The San Diego-based company has developed an experimental treatment, called ZMapp, which contains antibodies manufactured in plants. ZMapp has prevented lethal disease in rhesus monkeys but has not yet been tested for safety and efficacy in humans.
At Vanderbilt, researchers are using a high-efficiency method to isolate and generate large quantities of human antibodies from the blood of people who have survived Ebola and Marburg infections and who are now healthy.

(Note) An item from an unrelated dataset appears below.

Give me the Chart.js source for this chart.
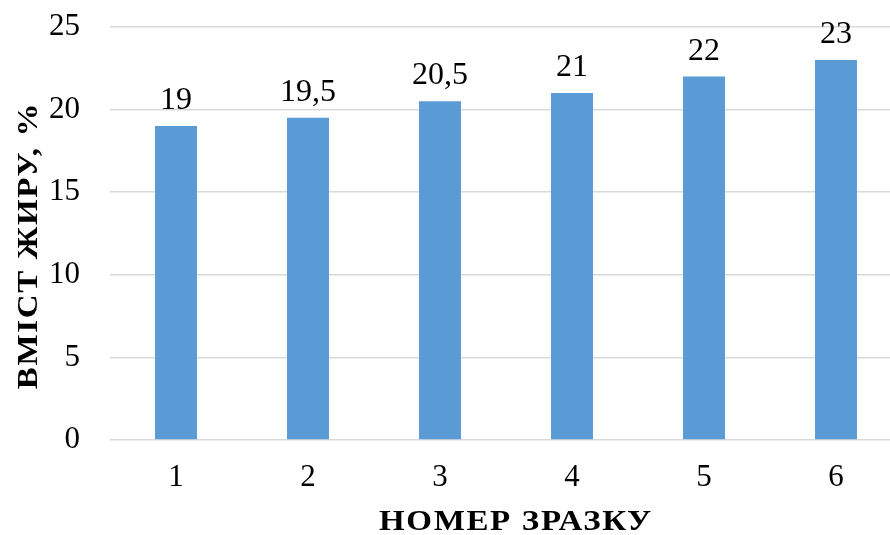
<!DOCTYPE html>
<html>
<head>
<meta charset="utf-8">
<script src="https://cdn.jsdelivr.net/npm/chart.js@4/dist/chart.umd.min.js"></script>
<style>
  html, body { margin: 0; padding: 0; background: #fff; overflow: hidden; }
  #wrap { width: 905px; height: 535px; position: relative; }
</style>
</head>
<body>
<div id="wrap"><canvas id="c"></canvas></div>
<script>
// Sample numbers and fat content (%)
const categories = ['1', '2', '3', '4', '5', '6'];
const fatValues = [19, 19.5, 20.5, 21, 22, 23];
const yTicks = [0, 5, 10, 15, 20, 25];
const xTitle = 'НОМЕР ЗРАЗКУ';
const yTitle = 'ВМІСТ ЖИРУ, %';

const FONT = '"Liberation Serif", "Times New Roman", serif';

// Writes each bar's value (decimal comma) above it
const valueLabels = {
  id: 'valueLabels',
  afterDatasetsDraw(chart) {
    const ctx = chart.ctx;
    const meta = chart.getDatasetMeta(0);
    ctx.save();
    ctx.font = '32px ' + FONT;
    ctx.fillStyle = '#000';
    ctx.textAlign = 'center';
    ctx.textBaseline = 'alphabetic';
    meta.data.forEach((bar, i) => {
      const txt = String(fatValues[i]).replace('.', ',');
      ctx.fillText(txt, bar.x, bar.y - 17);
    });
    ctx.restore();
  }
};

// Bold, slightly widened axis titles
const axisTitles = {
  id: 'axisTitles',
  afterDraw(chart) {
    const ctx = chart.ctx;
    const area = chart.chartArea;
    const draw = (text, x, y, angle) => {
      ctx.save();
      ctx.translate(x, y);
      ctx.rotate(angle);
      ctx.scale(1.1, 1);
      ctx.font = 'bold 30px ' + FONT;
      ctx.fillStyle = '#000';
      ctx.textAlign = 'center';
      ctx.textBaseline = 'alphabetic';
      ctx.letterSpacing = '1.5px';
      ctx.fillText(text, 0, 0);
      ctx.restore();
    };
    draw(xTitle, 516, 530, 0);
    draw(yTitle, 37, (area.top + area.bottom) / 2 + 12, -Math.PI / 2);
  }
};

new Chart(document.getElementById('c'), {
  type: 'bar',
  data: {
    labels: categories,
    datasets: [{
      data: fatValues,
      backgroundColor: '#5B9BD5',
      borderWidth: 0,
      barPercentage: 1,
      categoryPercentage: 0.318
    }]
  },
  options: {
    responsive: true,
    maintainAspectRatio: false,
    animation: false,
    layout: { padding: { top: 27, right: 3, bottom: 0, left: 0 } },
    plugins: { legend: { display: false }, tooltip: { enabled: false } },
    scales: {
      x: {
        grid: { display: false },
        border: { display: false },
        ticks: { color: '#000', font: { family: FONT, size: 31 }, padding: 11 },
        afterFit(axis) { axis.height = 95; }
      },
      y: {
        min: 0, max: 25,
        afterBuildTicks(axis) { axis.ticks = yTicks.map(v => ({ value: v })); },
        grid: { color: '#d9d9d9', lineWidth: 1.5, drawTicks: false },
        border: { display: false },
        ticks: { color: '#000', font: { family: FONT, size: 31 }, padding: 30 },
        afterFit(axis) {
          axis.width = 110;
          axis.paddingTop = 0;
          axis.paddingBottom = 0;
        }
      }
    }
  },
  plugins: [valueLabels, axisTitles]
});
</script>
</body>
</html>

No live virus is used in the research here.
The goal of the collaboration is to develop safe and effective antibody therapies that can provide short-term protection to health care workers and others at risk of exposure to the two hemorrhagic filoviruses, which kill in part by causing massive bleeding.
“Our laboratory has been isolating antibodies to major human pathogens such as Ebola in order to understand the basic science of immunity in humans,” said lead Vanderbilt researcher James Crowe Jr., M.D., Ann Scott Carrell Professor and director of the Vanderbilt Vaccine Center.
“However, with the current urgent medical need for treatments for Ebola infection, we are thrilled to be working with Mapp Biopharmaceutical to produce the antibodies we have discovered as antiviral drugs that may benefit patients and health care workers facing this terrible epidemic,” Crowe said.
The current Ebola outbreak, which began in West Africa last December, has killed more than 2,500 people, making it the deadliest outbreak since the virus was discovered in 1976. Health officials say the true death toll may be three or four times greater.
Vanderbilt’s research on Ebola and Marburg is being conducted in conjunction with the University of Texas Medical Branch in Galveston with support from the U.S. Department of Defense and the National Institutes of Health.